(DATA PROVIDED):

○ ○ ○ ○

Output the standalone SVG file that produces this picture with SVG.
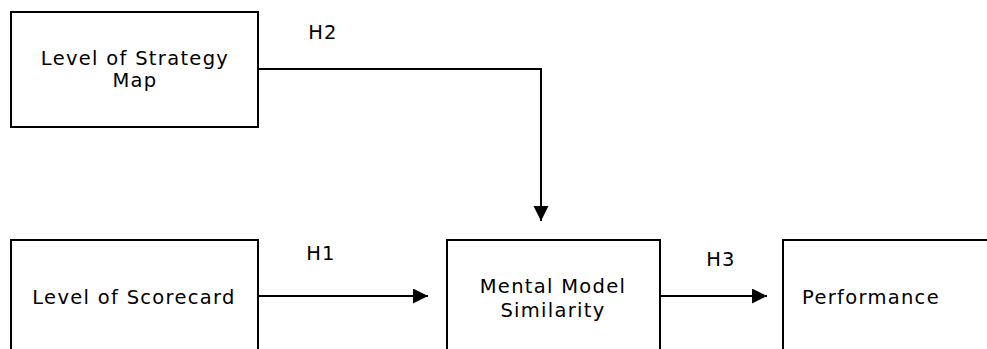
<svg xmlns="http://www.w3.org/2000/svg" width="987" height="349" viewBox="0 0 987 349">
<style>
.box{fill:#fff;stroke:#000;stroke-width:2}
.t{font-family:"DejaVu Sans",Verdana,sans-serif;font-size:19.5px;letter-spacing:1.3px;fill:#000;text-anchor:middle}
.c{fill:none;stroke:#000;stroke-width:2}
</style>
<defs>
<marker id="ah" markerWidth="16" markerHeight="16" refX="15" refY="7.5" orient="auto" markerUnits="userSpaceOnUse">
<path d="M0,0 L15,7.5 L0,15 Z" fill="#000"/>
</marker>
</defs>
<g id="strategy">
<rect class="box" x="11" y="12" width="247" height="115"/>
<text class="t" x="135" y="65">Level of Strategy</text>
<text class="t" x="135" y="87">Map</text>
</g>
<g id="scorecard">
<rect class="box" x="11" y="240" width="247" height="130"/>
<text class="t" x="134" y="304">Level of Scorecard</text>
</g>
<g id="mental">
<rect class="box" x="447" y="240" width="213" height="130"/>
<text class="t" x="553" y="293">Mental Model</text>
<text class="t" x="553" y="317">Similarity</text>
</g>
<g id="performance">
<rect class="box" x="783" y="240" width="230" height="130"/>
<text class="t" x="871" y="304">Performance</text>
</g>
<g id="connectors">
<path class="c" d="M257,69 H541 V221" marker-end="url(#ah)"/>
<path class="c" d="M257,296 H428" marker-end="url(#ah)"/>
<path class="c" d="M659,296 H767" marker-end="url(#ah)"/>
<text class="t" x="323" y="39">H2</text>
<text class="t" x="321" y="260">H1</text>
<text class="t" x="721" y="266">H3</text>
</g>
</svg>
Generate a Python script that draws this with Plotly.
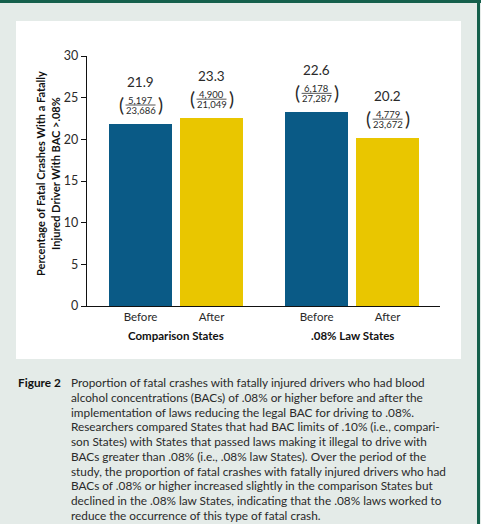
import plotly.graph_objects as go

# ---- data ----
categories = ["Before", "After", "Before", "After"]
groups = ["Comparison States", ".08% Law States"]
bar_heights = [21.9, 22.6, 23.3, 20.2]          # heights as drawn
value_labels = ["21.9", "23.3", "22.6", "20.2"]  # printed labels
numerators = ["5,197", "4,900", "6,178", "4,779"]
denominators = ["23,686", "21,049", "27,287", "23,672"]
y_ticks = [0, 5, 10, 15, 20, 25, 30]
caption_lines = [
    "Proportion of fatal crashes with fatally injured drivers who had blood",
    "alcohol concentrations (BACs) of .08% or higher before and after the",
    "implementation of laws reducing the legal BAC for driving to .08%.",
    "Researchers compared States that had BAC limits of .10% (i.e., compari-",
    "son States) with States that passed laws making it illegal to drive with",
    "BACs greater than .08% (i.e., .08% law States). Over the period of the",
    "study, the proportion of fatal crashes with fatally injured drivers who had",
    "BACs of .08% or higher increased slightly in the comparison States but",
    "declined in the .08% law States, indicating that the .08% laws worked to",
    "reduce the occurrence of this type of fatal crash.",
]

# ---- layout constants ----
W, H = 481, 524
ML, MR, MT, MB = 87, 41, 56, 218
PW, PH = W - ML - MR, H - MT - MB
xpos = [0, 1, 2.48, 3.48]
BLUE, YELLOW = "#0a5a86", "#e9c600"
colors = [BLUE, YELLOW, BLUE, YELLOW]
FONT = "Lato"
TXT = "#2a2a2a"
BG = "#e4ebe8"
GREEN = "#15604c"


def pxx(px):
    return (px - ML) / PW


def pxy(py):
    return (H - MB - py) / PH


fig = go.Figure()
fig.add_trace(go.Bar(x=xpos, y=bar_heights, marker_color=colors,
                     marker_line_width=0, width=0.887, hoverinfo="skip"))

shapes = [
    dict(type="rect", xref="paper", yref="paper", x0=pxx(16), x1=pxx(461),
         y0=pxy(21), y1=pxy(359), fillcolor="white", line_width=0, layer="below"),
    dict(type="rect", xref="paper", yref="paper", x0=pxx(-2), x1=pxx(483),
         y0=pxy(-2), y1=pxy(3), fillcolor=GREEN, line_width=0, layer="below"),
    dict(type="rect", xref="paper", yref="paper", x0=pxx(477), x1=pxx(483),
         y0=pxy(-2), y1=pxy(526), fillcolor=GREEN, line_width=0, layer="below"),
    dict(type="rect", xref="paper", yref="paper", x0=pxx(480), x1=pxx(485),
         y0=pxy(3), y1=pxy(526), fillcolor=BG, line_width=0, layer="below"),
]
annotations = []
for xp, h, lab, num, den in zip(xpos, bar_heights, value_labels, numerators, denominators):
    annotations.append(dict(x=xp, y=h, xref="x", yref="y", text=lab, showarrow=False,
                            yshift=42, font=dict(family=FONT, size=13.5, color=TXT)))
    annotations.append(dict(x=xp, y=h, xref="x", yref="y", text=num, showarrow=False,
                            yshift=23.5, font=dict(family=FONT, size=9.5, color=TXT)))
    annotations.append(dict(x=xp, y=h, xref="x", yref="y", text=den, showarrow=False,
                            yshift=13.5, font=dict(family=FONT, size=9.5, color=TXT)))
    annotations.append(dict(x=xp, y=h, xref="x", yref="y", text="(", showarrow=False,
                            yshift=19.5, xshift=-19.5, font=dict(family=FONT, size=19, color=TXT)))
    annotations.append(dict(x=xp, y=h, xref="x", yref="y", text=")", showarrow=False,
                            yshift=19.5, xshift=19.5, font=dict(family=FONT, size=19, color=TXT)))
    shapes.append(dict(type="line", xref="x", yref="y", xsizemode="pixel", ysizemode="pixel",
                       xanchor=xp, yanchor=h, x0=-15, x1=15, y0=18.5, y1=18.5,
                       line=dict(color=TXT, width=0.8)))

for gi, g in enumerate(groups):
    annotations.append(dict(x=(xpos[2 * gi] + xpos[2 * gi + 1]) / 2, y=pxy(335),
                            xref="x", yref="paper", text="<b>" + g + "</b>", showarrow=False,
                            xanchor="center", yanchor="middle",
                            font=dict(family=FONT, size=11.5, color="#111")))

annotations.append(dict(x=pxx(40), y=pxy(174), xref="paper", yref="paper", textangle=-90,
                        xanchor="center", yanchor="middle",
                        text="<b>Percentage of Fatal Crashes With a Fatally</b>", showarrow=False,
                        font=dict(family=FONT, size=11, color="#111")))
annotations.append(dict(x=pxx(55), y=pxy(174), xref="paper", yref="paper", textangle=-90,
                        xanchor="center", yanchor="middle",
                        text="<b>Injured Driver With BAC >.08%</b>", showarrow=False,
                        font=dict(family=FONT, size=11, color="#111")))

annotations.append(dict(x=pxx(16), y=pxy(382.5), xref="paper", yref="paper", xanchor="left",
                        yanchor="middle", text="<b>Figure 2</b>", showarrow=False,
                        font=dict(family=FONT, size=11.8, color="#111")))
for i, line in enumerate(caption_lines):
    annotations.append(dict(x=pxx(69), y=pxy(382.5 + 14.75 * i), xref="paper", yref="paper",
                            xanchor="left", yanchor="middle", text=line, showarrow=False,
                            font=dict(family=FONT, size=11.8, color=TXT)))

fig.update_layout(
    width=W, height=H, margin=dict(l=ML, r=MR, t=MT, b=MB),
    paper_bgcolor=BG, plot_bgcolor="white", showlegend=False,
    shapes=shapes, annotations=annotations,
    font=dict(family=FONT, color=TXT),
    xaxis=dict(range=[-0.754, 4.218], tickvals=xpos, ticktext=categories,
               showline=True, linecolor="#111", linewidth=1.3, ticks="",
               showgrid=False, zeroline=False, fixedrange=True,
               tickfont=dict(family=FONT, size=11.5, color=TXT)),
    yaxis=dict(range=[0, 30], tickvals=y_ticks, showline=True, linecolor="#111",
               linewidth=1.3, ticks="outside", ticklen=5, tickcolor="#111",
               showgrid=False, zeroline=False, fixedrange=True,
               tickfont=dict(family=FONT, size=12.5, color=TXT)),
    bargap=0,
)
fig.write_html("out.html", config={"displayModeBar": False})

○ ○ ○ ○

(SET TASK):
The answer is one number: how many lines of the material above contain "that".

(EXERCISE OUTPUT):
5